I had an extraordinary opportunity this week to attend a protest in my community. It was coordinated by the county Minority Coalition, and was held on the campus of our local community college. People carried signs that read “Black Lives Matter,” “I Can’t Breathe,” “Say Their Names,” etc. It is estimated that close to 500 local citizens attended, and we were moved and uplifted by speakers, singers, clergy people, and the feeling that we were collectively hearing a raw truth that was spoken in voices pleading to be heard and understood. This truth, so beautifully and passionately articulated, was heard by many for the first time. It is a truth that has endured for many generations.
In the wake of the George Floyd murder, the world is beginning to wake up to a reality that our brothers and sisters have been enduring for centuries.
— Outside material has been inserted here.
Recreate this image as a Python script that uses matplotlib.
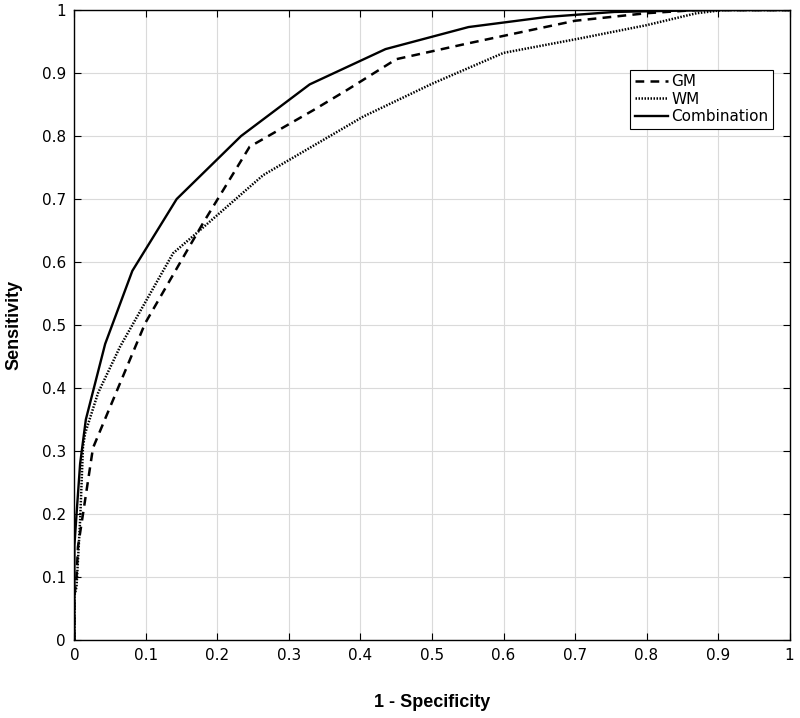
import matplotlib
matplotlib.use("Agg")
import matplotlib.pyplot as plt

# ROC vertices (1 - specificity, sensitivity)
gm_fpr = [0, 0, 0.003, 0.005, 0.012, 0.026, 0.047, 0.099, 0.162, 0.18, 0.245,
          0.334, 0.381, 0.45, 0.55, 0.65, 0.70, 0.80, 0.87, 1]
gm_tpr = [0, 0.07, 0.10, 0.148, 0.20, 0.305, 0.362, 0.503, 0.627, 0.662, 0.783,
          0.841, 0.873, 0.922, 0.947, 0.971, 0.983, 0.995, 1.0, 1]

wm_fpr = [0, 0, 0.003, 0.008, 0.012, 0.015, 0.033, 0.064, 0.138, 0.176, 0.264,
          0.404, 0.50, 0.60, 0.707, 0.80, 0.87, 0.907, 1]
wm_tpr = [0, 0.07, 0.085, 0.19, 0.307, 0.328, 0.392, 0.466, 0.614, 0.651, 0.738,
          0.831, 0.883, 0.932, 0.955, 0.976, 0.995, 1.0, 1]

comb_fpr = [0, 0, 0.003, 0.008, 0.016, 0.043, 0.081, 0.143, 0.233, 0.329, 0.435,
            0.551, 0.66, 0.755, 0.89, 1]
comb_tpr = [0, 0.15, 0.20, 0.28, 0.35, 0.47, 0.586, 0.70, 0.80, 0.882, 0.938,
            0.973, 0.989, 0.997, 1.0, 1]

ticks = [i / 10 for i in range(11)]
tick_labels = ['0'] + ['%.1f' % t for t in ticks[1:-1]] + ['1']

fig = plt.figure(figsize=(8, 7.18), dpi=100)
ax = fig.add_axes([0.093, 0.1086, 0.894, 0.8774])

ax.plot(gm_fpr, gm_tpr, color='black', linestyle=(0, (3.5, 2.5)), linewidth=1.8, label='GM')
ax.plot(wm_fpr, wm_tpr, color='black', linestyle=(0, (0.6, 0.6)), linewidth=1.8, label='WM')
ax.plot(comb_fpr, comb_tpr, color='black', linestyle='-', linewidth=1.7, label='Combination')

ax.set_xlim(0, 1)
ax.set_ylim(0, 1)
ax.set_xticks(ticks)
ax.set_yticks(ticks)
ax.set_xticklabels(tick_labels)
ax.set_yticklabels(tick_labels)
ax.tick_params(direction='in', top=True, right=True, length=5, labelsize=11, pad=6)
ax.grid(True, color='#dadada', linewidth=0.8)
ax.set_axisbelow(True)
for s in ax.spines.values():
    s.set_linewidth(1.0)

label_font = dict(family=['Liberation Sans Narrow', 'Liberation Sans', 'DejaVu Sans'],
                  fontweight='bold', fontsize=13)
ax.set_xlabel('1 - Specificity', labelpad=22, **label_font)
ax.set_ylabel('Sensitivity', labelpad=14, **label_font)

leg = ax.legend(loc='upper right', bbox_to_anchor=(0.977, 0.905), fontsize=11,
                fancybox=False, edgecolor='black', framealpha=1, handlelength=2.2,
                handletextpad=0.2, borderpad=0.3, labelspacing=0.15, borderaxespad=0)
leg.get_frame().set_linewidth(0.8)

plt.savefig('out.png')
Statues are coming down, aggressive force practices and chokehold policies are being rescinded, the NFL has apologized, and NASCAR has outlawed the Confederate flag.
Our local chief of police and the county sheriff spoke at the demonstration. The sheriff spoke compassionately about the injustices that have brought us to this point, and emphasized the need for community policing. He described the death of George Floyd as a criminal act.
The sheriff remarked, “One thing you can be sure of, that it is not the badge you wear that makes you the officer. It is the heart behind this badge.”
One of the most powerful moments of the evening came when we were invited to stand or kneel in silence for 8 minutes and 46 seconds. That was the length of time it took for one officer’s knee to shut off the life from another man’s neck. 526 seconds that changed the world.
Maybe it took a pandemic to get our attention. Black men and women have been killed by racial injustice and prejudice for decades…maybe it took the world literally stopping for people to focus long enough to really see this issue and begin to understand all that has been happening for generations. In the absence of life’s normal busyness and frantic pace, we have paused long enough to see. To hear. To listen. And eventually, to change.
“Together we have the power for change,” the president of the Minority Coalition said. “It is it now at this moment that we summon the powers to right the wrongs that have happened all throughout history from ancient to more recent times. We must use these powers for the good of all of us, especially the least among us. We must inspire change in the world with hopes that injustice will fail, and justice shall prevail…We will fear the darkness no more.”
Amos 5 (New Revised Standard Edition)
Seek good and not evil,
that you may live;
and so the Lord, the God of hosts, will be with you,
just as you have said.
15 Hate evil and love good,
and establish justice in the gate;
it may be that the Lord, the God of hosts,
will be gracious to the remnant of Joseph.
24 But let justice roll down like waters,
and righteousness like an ever-flowing stream.
With God’s help, we shall overcome. Today is the day.